Mary Prater, a representative for the Family Advocacy Program, discusses techniques on how to slowly reintegrate spouses back into daily life at home during a Reunion and Reintegration Training held Oct. 25 at the Oveta Culp Hobby Soldier and Family Readiness Center on Fort Hood, Texas.

FORT HOOD, Texas - As the families of the 1st Cavalry Division's 15th Sustainment Brigade welcome their Soldiers home, the rest of the First Team spouses are spending time learning what to expect and how to prepare for the reunion with their loved ones.

Spouses, from the 1st Air Cavalry Brigade, came together to learn what to expect from their returning troop during Reunion and Reintegration Training Oct. 25 at the Oveta Culp Hobby Soldier and Family Readiness Center here.

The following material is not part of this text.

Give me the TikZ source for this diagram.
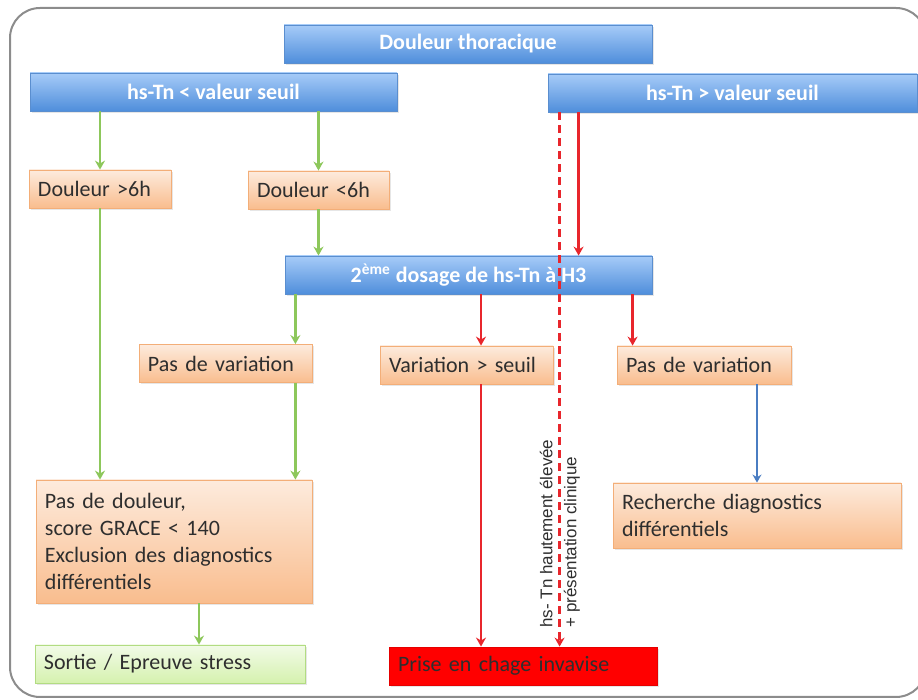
\documentclass[tikz,border=0pt]{standalone}
\usepackage{fontspec}
\setmainfont{Carlito}
\newfontfamily\lblfont{Liberation Sans}
\usepackage{tikz}
\usepackage{xcolor}
\usetikzlibrary{positioning,shadows,arrows.meta}

\definecolor{bluetop}{HTML}{A6CBF8}
\definecolor{bluebot}{HTML}{4F8EDB}
\definecolor{blueline}{HTML}{5A8ECF}
\definecolor{orangetop}{HTML}{FDEBDD}
\definecolor{orangebot}{HTML}{F9BD8E}
\definecolor{orangeline}{HTML}{F3AE78}
\definecolor{greentop}{HTML}{F2FBE8}
\definecolor{greenbot}{HTML}{D5F1AE}
\definecolor{greenline}{HTML}{B2DC82}
\definecolor{arrgreen}{HTML}{8DC75B}
\definecolor{arrred}{HTML}{E8262C}
\definecolor{arrblue}{HTML}{4A7DC2}
\definecolor{framegray}{HTML}{8C8C8C}
\definecolor{txt}{HTML}{2E2E2E}

\begin{document}
\begin{tikzpicture}[x=0.5pt,y=-0.5pt]
\tikzstyle{every node}+=[font=\fontsize{11}{13.5}\selectfont]
\tikzstyle{boxshadow}=[drop shadow={opacity=0.2,shadow xshift=0.8pt,shadow yshift=-0.8pt}]
\tikzstyle{bluebox}=[boxshadow,draw=blueline,top color=bluetop,bottom color=bluebot,text=white,font=\fontsize{11}{13.5}\selectfont\bfseries,minimum height=19pt,inner sep=0pt]
\tikzstyle{orangebox}=[boxshadow,draw=orangeline,top color=orangetop,bottom color=orangebot,text=txt,align=left,inner xsep=4.5pt,inner ysep=0pt,minimum height=19pt]
\tikzstyle{greenbox}=[boxshadow,draw=greenline,top color=greentop,bottom color=greenbot,text=txt,align=left,inner xsep=4.5pt,inner ysep=0pt,minimum height=19pt]
\tikzstyle{redbox}=[boxshadow,draw=red!90!black,fill=red,text=txt,align=left,inner xsep=4.5pt,inner ysep=0pt,minimum height=19pt]
\tikzstyle{gline}=[draw=arrgreen,line width=1.2pt,-{Stealth[length=4.5pt,width=5pt]}]
\tikzstyle{rline}=[draw=arrred,line width=1.2pt,-{Stealth[length=4.5pt,width=5pt]}]
\tikzstyle{bline}=[draw=arrblue,line width=0.8pt,-{Stealth[length=4pt,width=4.5pt]}]
\tikzstyle{rdash}=[rline,dash pattern=on 4pt off 2.5pt]
\useasboundingbox (0,0) rectangle (918,700);
\draw [framegray,line width=1pt,rounded corners=15pt] (10,8) rectangle (926,697);
\node [bluebox,minimum width=184pt] (dt) at (468,44) {Douleur thoracique};
\node [bluebox,minimum width=183.5pt] (lo) at (213.5,92) {hs-Tn < valeur seuil};
\node [bluebox,minimum width=184.5pt] (hi) at (732.5,93) {hs-Tn > valeur seuil};
\node [orangebox,text width=62pt] (d6a) at (100,189) {Douleur >6h};
\node [orangebox,text width=61.5pt] (d6b) at (318.5,190) {Douleur <6h};
\node [bluebox,minimum width=183.5pt] (dos) at (468.5,275) {2\textsuperscript{ème} dosage de hs-Tn à H3};
\node [orangebox,text width=77.5pt] (pvl) at (225.5,363.5) {Pas de variation};
\node [orangebox,text width=77.5pt] (vs) at (466.5,365) {Variation > seuil};
\node [orangebox,text width=78pt] (pvr) at (704,365) {Pas de variation};
\node [orangebox,text width=129pt,minimum height=61.5pt] (pdd) at (174,541.5) {Pas de douleur,\\score GRACE < 140\\Exclusion des diagnostics\\différentiels};
\node [orangebox,text width=135pt,minimum height=32.5pt] (rech) at (757,515.5) {Recherche diagnostics\\différentiels};
\node [greenbox,text width=126pt] (sort) at (170,664) {Sortie / Epreuve stress};
\node [redbox,text width=125pt] (prise) at (523,666) {Prise en chage invavise};
\coordinate (pvlin) at ([xshift=-8.5pt]pvl.north east);
\coordinate (pvlout) at ([xshift=-8.5pt]pvl.south east);
\coordinate (pddout) at ([xshift=12.5pt]pdd.south);
\coordinate (hisol) at ([xshift=15.5pt]hi.south west);
\coordinate (hidash) at ([xshift=6pt]hi.south west);
\coordinate (vsin) at ([xshift=7.25pt]vs.north);
\coordinate (vsout) at ([xshift=7.25pt]vs.south);
\coordinate (pvrin) at ([xshift=8pt]pvr.north west);
\draw [gline] (d6a.north |- lo.south) -- (d6a.north);
\draw [gline] (d6b.north |- lo.south) -- (d6b.north);
\draw [gline] (d6a.south) -- (d6a.south |- pdd.north);
\draw [gline] (d6b.south) -- (d6b.south |- dos.north);
\draw [gline] (pvlin |- dos.south) -- (pvlin);
\draw [gline] (pvlout) -- (pvlout |- pdd.north);
\draw [gline] (pddout) -- (pddout |- sort.north);
\draw [rline] (hisol) -- (hisol |- dos.north);
\draw [rdash] (hidash) -- (hidash |- prise.north);
\draw [rline] (vsin |- dos.south) -- (vsin);
\draw [rline] (vsout) -- (vsout |- prise.north);
\draw [rline] (pvrin |- dos.south) -- (pvrin);
\draw [bline] (rech.north |- pvr.south) -- (rech.north);
\node [rotate=90,anchor=west,align=left,inner sep=0pt,text=txt,font=\lblfont\fontsize{8.5}{12}\selectfont] (lbl) at (560,628) {hs- Tn hautement élevée\\+ présentation clinique};
\end{tikzpicture}
\end{document}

Mary Prater, a representative for the Family Advocacy Program, spoke to spouses about how to slowly reintegrate their Soldier back into family life.

"This is a stressful time for not only the families here, but for the Soldiers as well," said Prater. "There have been many changes for both the Soldiers and the families in the last year. You must work together top adjust to these changes."

It can also be difficult for the children to adjust.

"Many children may have a lot of questions. They may act out for attention, or be resentful to the parent for leaving," Prater said. "Continue with the current routines, discipline and activities, and slowly integrate your spouse back into these areas of life."

Following family advocacy, a representative from Army Community Service discussed how to correctly plan for reintegrating the deploying parent back into the family.

"It's important to communicate with Soldier - both now and when they get home," said Dave Gretsch, the ACS representative. "There will be obvious changes. Time changes everything - take the time to take in these changes before reacting to them."

During the open discussion with the spouses, Bridgit Lawson, wife of Staff Sgt. Darren Lawson, 4th Battalion, 227th Aviation Regiment, explained what she has learned about the "C2" of reunion.

"We can't come together and have a successful reunion if we don't communicate and compromise," she said. "The Army has a version of C2 - command and control. But in reunion you can't have command and control if you want it to work. You have to communicate and compromise through the hard times and changes that have happen while you have been apart."

Also, Stacy Nelson, a social work case manager originally from Holland, Mich., took time to discuss how the stresses of the deployment may affect the Soldiers and how to tell the difference between Post-Traumatic Stress Disorder and post-deployment (combat) stress.

"One-hundred percent of Soldiers returning from Iraq will have some form of PTSD and combat stress. Everyone in this room will have combat stress," she said. "However, only five to ten percent of the returning Soldiers will develop full PTSD."

Nelson gave them an idea of what to expect.

"Many of your husbands will not want to talk about what they have experienced, others will have family or friends tell them to not think about it," she continued. "But not talking about it and holding everything in can be harmful."

Nelson explained that the mind is like a filing cabinet and sometimes it takes a while for it to figure out where everything goes.

"When people hold in bad experiences and don't talk about what they have seen, done or been through, the mind doesn't have a chance to process the information and put it away so that it no longer affects day-to-day activities," she said. "Talk to your spouse, and remember that you don't need full details to communicate and help them through this process."

As the briefing came to a close, Maj. Shane Curtis, the 1st Air Cav. Bde. rear detachment commander from McMinnville, Tenn., spoke about how they will find out their Soldier is on the way home.

"A 'green suiter' will call each Family letting them know the date and codename for the flight that their Soldier is on," he explained. "For security reasons, we will not give the families the time for the flight or the flight number. However, they will be given the time for the reunion ceremony, which will be held once the Soldiers have completed the first portion of the reintegration process and signed out for a three-day pass."

Once the Families have been contacted letting them their Soldier is on their way home from Kuwait, the family will receive up to three more phone calls updating them with the progress of their Soldiers flight.

"The only call that a family may not receive before their Soldier lands is a call stating that the flight has left its final stop before arriving here at Ft. Hood depending on the location of the final stop, and how close they are to Ft. Hood," Curtis explained. "To ensure we are able to contact all families, please make sure your Soldier and the rear-detachment has updated phone numbers for where you will be."

Curtis went on to explain the process that the Soldiers and families will go through once the Soldiers have completed their three-day pass.

"Reintegration is not only for the Soldiers," he said. "There is also a portion of the training that is for the Spouses and both the Soldiers and spouses are encouraged to attend."

When the Reunion Training and Reception Brief were completed each spouse walked away with a few key comments at the forefront of their minds.

The first of these comments was made by Prater, who said "The key to the reunion and reintegration process is communication and using your resources."

Another important fact to remember was made by Gretsch, "Readjustment takes time. Things will start to feel normal in 30-90 days."

But all spouses and families need to remember that there have been major changes made at home and abroad during the past year. Things will never be as they were before the deployment.
Nelson made the final key comment. "There will be a new normal. Give yourself and your spouse time to adjust, reunite and reintegrate."